The Trojan War Question
Archaeologists place the conflict described by Homer — if it happened — in the seventh layer, roughly 1300 to 900 BCE. Homer composed the Iliad approximately five hundred years after the war it describes. How much is memory and how much is invention remains open.
The outline is familiar: Paris, son of King Priam, takes Helen to Troy. Her husband Menelaus and his brother Agamemnon marshal a Greek alliance and lay siege for ten years. Achilles and Hector fight and die. Odysseus ends it with the wooden horse. The city burns.
What makes Troy interesting is not whether the story is true in every detail. It is that the mound at Hisarlık shows a city at the right level, in the right period, destroyed by fire. The physical evidence and the literary tradition overlap just enough to sustain the question without settling it.
What You See Today
The site rewards patience more than spectacle. There are remnants of massive fortification walls from multiple periods, a paved chariot ramp that once led to one of the citadel gates, and exposed layers of successive construction visible in the trench profiles. Below the mound, the plain stretches toward the Dardanelles — a plain that was once a harbour, long since silted up by the river Scamander.
I tell visitors to look at the plain as much as the stones. Imagine it full of water, with ships drawn up on the shore. That is the landscape Homer described. The scale of the citadel makes more sense when you realise the sea once came to its feet.
Frequently Asked Questions
Did the Trojan War really happen? The question cannot be definitively answered. The archaeological evidence shows a city (Troy VIIa) destroyed by fire around 1300–900 BCE — the right date and the right kind of destruction. But archaeology cannot prove that this destruction was caused by Greeks or that the siege lasted ten years. The Iliad contains historical echoes, but it is a poem, not a chronicle. The safest answer: something happened at Troy that became legendary.
How many cities are buried in the Troy mound? Carl Blegen’s excavation identified thirty distinct occupation levels. Some lasted centuries, others only decades. Nine major occupation phases are culturally distinct enough to be considered separate “cities.” The mound is essentially a vertical history of the region spanning four thousand years.
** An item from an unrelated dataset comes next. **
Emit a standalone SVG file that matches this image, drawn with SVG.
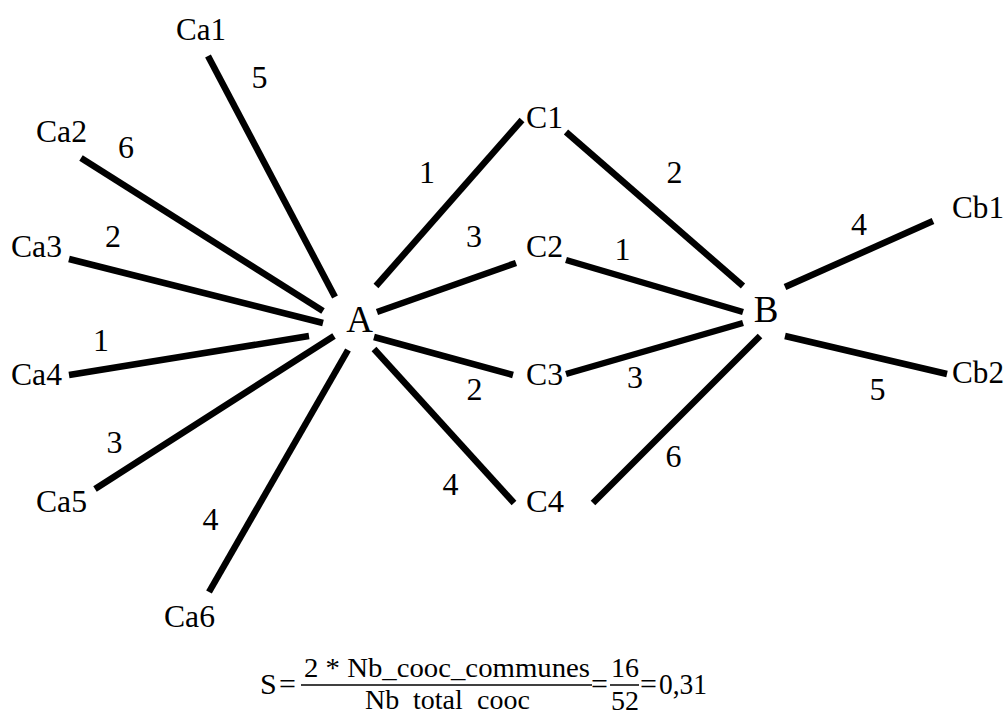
<svg xmlns="http://www.w3.org/2000/svg" width="1007" height="715" viewBox="0 0 1007 715" font-family="Liberation Serif, Times New Roman, DejaVu Serif, serif">
<style>
text{font-family:'Liberation Serif','Times New Roman','DejaVu Serif',serif;fill:#000}
.lbl{font-size:32px}
.hub{font-size:37px;text-anchor:middle}
.w{font-size:32px;text-anchor:middle}
.f{font-size:28px}
.g{font-size:30px}
.edge line{stroke:#000;stroke-width:6.5;stroke-linecap:butt}
</style>
<rect width="1007" height="715" fill="#fff"/>
<g id="connectors" class="edge">
<line x1="208" y1="56" x2="335" y2="297"/>
<line x1="81" y1="158" x2="323" y2="311"/>
<line x1="69" y1="259" x2="323" y2="323"/>
<line x1="69" y1="375" x2="309" y2="336"/>
<line x1="95" y1="489" x2="334" y2="336"/>
<line x1="209" y1="592" x2="348" y2="350"/>
<line x1="376" y1="286" x2="522" y2="120"/>
<line x1="377" y1="312" x2="516" y2="263"/>
<line x1="374" y1="337" x2="513" y2="375"/>
<line x1="374" y1="349" x2="514" y2="503"/>
<line x1="566" y1="132" x2="743" y2="286"/>
<line x1="566" y1="260" x2="743" y2="312"/>
<line x1="566" y1="374" x2="743" y2="323"/>
<line x1="593" y1="503" x2="760" y2="336"/>
<line x1="785" y1="287" x2="933" y2="221"/>
<line x1="785" y1="336" x2="947" y2="374"/>
</g>
<g id="weights">
<text class="w" x="259.5" y="88">5</text>
<text class="w" x="126" y="158">6</text>
<text class="w" x="113" y="247">2</text>
<text class="w" x="101" y="351">1</text>
<text class="w" x="114.5" y="453">3</text>
<text class="w" x="210.5" y="530">4</text>
<text class="w" x="427" y="183">1</text>
<text class="w" x="474" y="247">3</text>
<text class="w" x="474.5" y="400">2</text>
<text class="w" x="450.5" y="495">4</text>
<text class="w" x="674.5" y="183">2</text>
<text class="w" x="622.5" y="260">1</text>
<text class="w" x="635" y="388">3</text>
<text class="w" x="673.5" y="467">6</text>
<text class="w" x="859" y="235">4</text>
<text class="w" x="877.5" y="400">5</text>
</g>
<g id="A"><text class="hub" x="359.5" y="332">A</text></g>
<g id="B"><text class="hub" x="766" y="322">B</text></g>
<g id="Ca1"><text class="lbl" x="176" y="40" textLength="50" lengthAdjust="spacingAndGlyphs">Ca1</text></g>
<g id="Ca2"><text class="lbl" x="36" y="142" textLength="51" lengthAdjust="spacingAndGlyphs">Ca2</text></g>
<g id="Ca3"><text class="lbl" x="11" y="257" textLength="51" lengthAdjust="spacingAndGlyphs">Ca3</text></g>
<g id="Ca4"><text class="lbl" x="11" y="385" textLength="51" lengthAdjust="spacingAndGlyphs">Ca4</text></g>
<g id="Ca5"><text class="lbl" x="36" y="512" textLength="51" lengthAdjust="spacingAndGlyphs">Ca5</text></g>
<g id="Ca6"><text class="lbl" x="164" y="627" textLength="51" lengthAdjust="spacingAndGlyphs">Ca6</text></g>
<g id="C1"><text class="lbl" x="526" y="128" textLength="37" lengthAdjust="spacingAndGlyphs">C1</text></g>
<g id="C2"><text class="lbl" x="526" y="257" textLength="37" lengthAdjust="spacingAndGlyphs">C2</text></g>
<g id="C3"><text class="lbl" x="526" y="385" textLength="37" lengthAdjust="spacingAndGlyphs">C3</text></g>
<g id="C4"><text class="lbl" x="526" y="512" textLength="38" lengthAdjust="spacingAndGlyphs">C4</text></g>
<g id="Cb1"><text class="lbl" x="952" y="218" textLength="52" lengthAdjust="spacingAndGlyphs">Cb1</text></g>
<g id="Cb2"><text class="lbl" x="952" y="383" textLength="52" lengthAdjust="spacingAndGlyphs">Cb2</text></g>
<g id="formula">
<text class="g" x="260" y="694">S</text>
<text class="g" x="279" y="694">=</text>
<text class="f" x="304" y="677" textLength="286" lengthAdjust="spacingAndGlyphs">2 * Nb_cooc_communes</text>
<line x1="301" y1="685" x2="592" y2="685" stroke="#000" stroke-width="1.5"/>
<text class="f" y="709"><tspan x="365">Nb</tspan><tspan x="413">total</tspan><tspan x="477">cooc</tspan></text>
<text class="g" x="591" y="694">=</text>
<text class="f" x="611" y="677">16</text>
<line x1="610" y1="685" x2="639" y2="685" stroke="#000" stroke-width="1.5"/>
<text class="f" x="611" y="710">52</text>
<text class="g" x="640" y="694">=</text>
<text class="g" x="659" y="694" textLength="48" lengthAdjust="spacingAndGlyphs">0,31</text>
</g>
</svg>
Why did Schliemann think he had found Priam’s treasure? Schliemann excavated a cache of golden objects and declared them to be Priam’s treasure. He was wrong on multiple counts: the objects dated to a much earlier layer (Troy II, around 2400 BCE), not the Trojan War era. His excavation methods were destructive and damaged earlier layers. And the “treasure” was likely ritual or trade goods, not a royal hoard.
How long should I spend at Troy? Two to three hours allows you to walk the main structures and understand the site’s layout. The museum on-site adds another hour. A guide who can explain the stratigraphic layers transforms the visit from “rocks on a hillside” to coherent history. Without context, the site is harder to read than more visually impressive ruins.
Can I visit Troy and Gallipoli on the same day? Yes. They are roughly sixty kilometres apart near Çanakkale. A day tour would cover both, though neither would feel rushed. Troy typically takes 2–3 hours; Gallipoli’s ANZAC sites take 2–4 hours depending on depth. Combining them makes logistical sense.
Why is Homer’s accuracy or inaccuracy important? It matters because it affects how we interpret the physical evidence. If Homer was describing actual historical events, archaeological findings should line up with his narrative. When they don’t, we learn about the gap between memory and imagination — how legends grow from real events. Troy is valuable for that lesson as much as for what it reveals about the Bronze Age.